Muharram dari segi budaya, khususnya Jawa, memiliki makna yang berbeda. Dalam kalender jawa, Muharram dikenal dengan istilah bulan Suro. Masyarakat Jawa meyakini bahwa bulan ini adalah bulan keramat, sehingga tidak diperbolehkan mengadakan acara yang bersifat sakral seperti pernikahan, khitanan, ataupun membangun rumah. Dalam hal pernikahan misalnya, masyarakat percaya bahwa pasangan yang menikah di bulan Suro maka akan menimbulkan kematian dari salah satunya.
kepercayaan tersebut berawal dari maklumat raja-raja terdahulu yang melarang rakyat jelata untuk mengadakan acara di bulan tersebut. Masyarakat Jawa, khususnya masyarakat Pantai Selatan menganggap bahwa bulan Suro adalah bulannya Nyi Roro Kidul sehingga mereka tidak berhak untuk melakukan acara apapun di bulan tersebut. Dari beberapa sumber menyebutkan bahwa awal mula masyarakat menyebut bulan Muharram bulan sial adalah karena beberapa kejadian buruk yang terjadi di bulan itu pada jama dahulu. Sehingga sampai sekarang, masyarakat meyakini akan terjadi malapetaka jika mengadakan acara di bulan Muharram. Bahkan, masyarakat cenderung melakukan ritual-ritual khusus pada bulan Muharram, seperti ngumbah gaman (mencuci barang pusaka), mandi kembang, dan mandi di grojogan yang dianggap keramat.
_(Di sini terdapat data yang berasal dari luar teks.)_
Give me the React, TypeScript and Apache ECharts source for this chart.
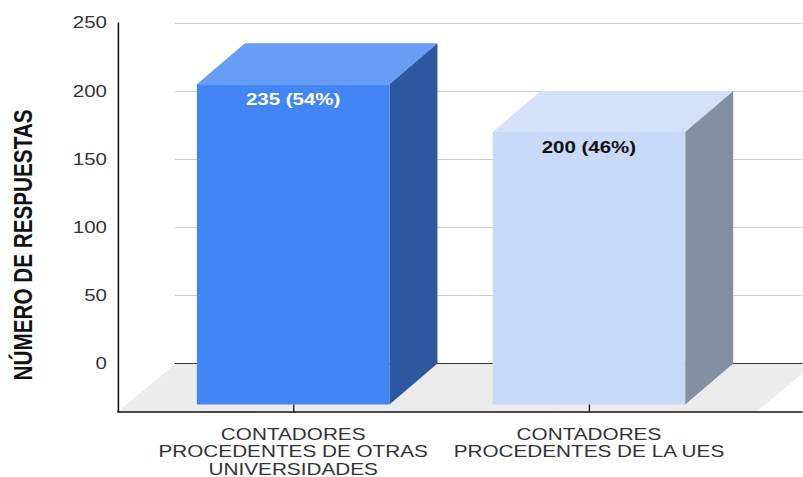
import React, { useEffect, useRef } from "react";
import * as echarts from "echarts";

const categories = [
  "CONTADORES\nPROCEDENTES DE OTRAS\nUNIVERSIDADES",
  "CONTADORES\nPROCEDENTES DE LA UES",
];
const values = [235, 200];
const percents = [54, 46];
const yTicksMax = 250;
const yTicksStep = 50;
const frontColors = ["#4285f4", "#c9daf8"];
const topColors = ["#689df6", "#d4e1fa"];
const sideColors = ["#2c58a1", "#838fa3"];
const labelColors = ["#ffffff", "#111111"];
const yTitle = "NÚMERO DE RESPUESTAS";

// The reference is horizontally stretched; the chart is drawn narrower and stretched the same way.
const W = 803;
const H = 477;
const S = 1.28;
const sx = (v: number) => v / S;
const DEPTH_X = sx(48);
const DEPTH_Y = 41;
const FONT = '"Liberation Sans", Arial, sans-serif';

export default function App() {
  const ref = useRef<HTMLDivElement>(null);
  useEffect(() => {
    const chart = echarts.init(ref.current!, undefined, { renderer: "svg" });
    const wallTop = 22.8;
    const wallH = 340.7;
    const floorDX = sx(57);
    const floorDY = 48;
    chart.setOption({
      animation: false,
      backgroundColor: "#ffffff",
      graphic: [
        {
          type: "text",
          x: sx(23),
          y: 245,
          rotation: Math.PI / 2,
          style: {
            text: yTitle,
            fill: "#111111",
            font: `bold 20.7px ${FONT}`,
            align: "center",
            verticalAlign: "middle",
          },
        },
      ],
      grid: [
        // frame: the L of the two dark axes
        { outerBoundsMode: "none", left: sx(118), width: sx(803 - 118), top: wallTop, height: 411.5 - wallTop },
        // back wall
        { outerBoundsMode: "none", left: sx(175), width: sx(814 - 175), top: wallTop, height: wallH },
        // front plane of the bars
        { outerBoundsMode: "none", left: sx(145.3), width: sx(591.5), top: wallTop + DEPTH_Y, height: wallH },
      ],
      xAxis: [
        {
          gridIndex: 0,
          type: "value",
          min: 0,
          max: 1,
          z: 5,
          axisLine: { show: true, lineStyle: { color: "#111111", width: 1.5 } },
          axisTick: { show: false },
          axisLabel: { show: false },
          splitLine: { show: false },
        },
        {
          gridIndex: 1,
          type: "category",
          data: categories,
          axisLine: { show: true, lineStyle: { color: "#333333", width: 1 } },
          axisTick: { show: false },
          axisLabel: { show: false },
          splitLine: { show: false },
        },
        {
          gridIndex: 2,
          type: "category",
          data: categories,
          offset: 3.5,
          z: 6,
          axisLine: { show: false },
          axisTick: { show: true, alignWithLabel: true, length: 8, lineStyle: { color: "#111111", width: 1 } },
          axisLabel: {
            interval: 0,
            margin: 17.5,
            color: "#333333",
            fontFamily: FONT,
            fontSize: 16.2,
            lineHeight: 17.5,
          },
        },
      ],
      yAxis: [
        {
          gridIndex: 0,
          type: "value",
          min: 0,
          max: 1,
          z: 5,
          axisLine: { show: true, lineStyle: { color: "#111111", width: 1.2 } },
          axisTick: { show: false },
          axisLabel: { show: false },
          splitLine: { show: false },
        },
        {
          gridIndex: 1,
          type: "value",
          min: 0,
          max: yTicksMax,
          interval: yTicksStep,
          axisLine: { show: false },
          axisTick: { show: false },
          axisLabel: { margin: sx(68), color: "#333333", fontFamily: FONT, fontSize: 16 },
          splitLine: { lineStyle: { color: "#cccccc", width: 1 } },
        },
        {
          gridIndex: 2,
          type: "value",
          min: 0,
          max: yTicksMax,
          interval: yTicksStep,
          show: false,
        },
      ],
      series: [
        {
          type: "custom",
          xAxisIndex: 1,
          yAxisIndex: 1,
          z: 1,
          silent: true,
          clip: false,
          data: [[0, 0]],
          renderItem: (params: any) => {
            const c = params.coordSys;
            const b = c.y + c.height;
            return {
              type: "polygon",
              shape: {
                points: [
                  [c.x, b + 0.5],
                  [c.x + c.width, b + 0.5],
                  [c.x + c.width - floorDX, b + floorDY],
                  [c.x - floorDX, b + floorDY],
                ],
              },
              style: { fill: "#ececec" },
            };
          },
        },
        {
          type: "custom",
          xAxisIndex: 2,
          yAxisIndex: 2,
          z: 2,
          silent: true,
          clip: false,
          data: values.map((v, i) => [i, v]),
          renderItem: (params: any, api: any) => {
            const i = params.dataIndex;
            const top = api.coord([api.value(0), api.value(1)]);
            const base = api.coord([api.value(0), 0]);
            const w = api.size([1, 0])[0] * 0.651;
            const l = top[0] - w / 2;
            const r = top[0] + w / 2;
            return {
              type: "group",
              children: [
                {
                  type: "polygon",
                  shape: {
                    points: [
                      [l, top[1]],
                      [l + DEPTH_X, top[1] - DEPTH_Y],
                      [r + DEPTH_X, top[1] - DEPTH_Y],
                      [r, top[1]],
                    ],
                  },
                  style: { fill: topColors[i] },
                },
                {
                  type: "polygon",
                  shape: {
                    points: [
                      [r, top[1]],
                      [r + DEPTH_X, top[1] - DEPTH_Y],
                      [r + DEPTH_X, base[1] - DEPTH_Y],
                      [r, base[1]],
                    ],
                  },
                  style: { fill: sideColors[i] },
                },
                {
                  type: "rect",
                  shape: { x: l, y: top[1], width: w, height: base[1] - top[1] },
                  style: { fill: frontColors[i] },
                },
                {
                  type: "text",
                  x: top[0],
                  y: top[1] + 15,
                  style: {
                    text: `${values[i]} (${percents[i]}%)`,
                    fill: labelColors[i],
                    font: `bold 16px ${FONT}`,
                    align: "center",
                    verticalAlign: "middle",
                  },
                },
              ],
            };
          },
        },
      ],
    });
    return () => chart.dispose();
  }, []);
  return (
    <div
      ref={ref}
      style={{
        position: "fixed",
        left: 0,
        top: 0,
        width: W / S,
        height: H,
        transform: `scaleX(${S})`,
        transformOrigin: "0 0",
      }}
    />
  );
}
Sedangkan fakta yang benar-benar terjadi di bulan Muharram merupakan suatu sugesti atau keyakinan yang sangat kuat, bukan karena bulan Muharram itu sendiri. Pada akhir penjelasan, narasumber menyampaikan bahwa tradisi itu berkembang pada daerah tertentu dan muncul karena adanya kebutuhan. Maka sebagai seorang muslim, hendaknya percaya bahwa semua yang terjadi adalah kehendak Allah SWT.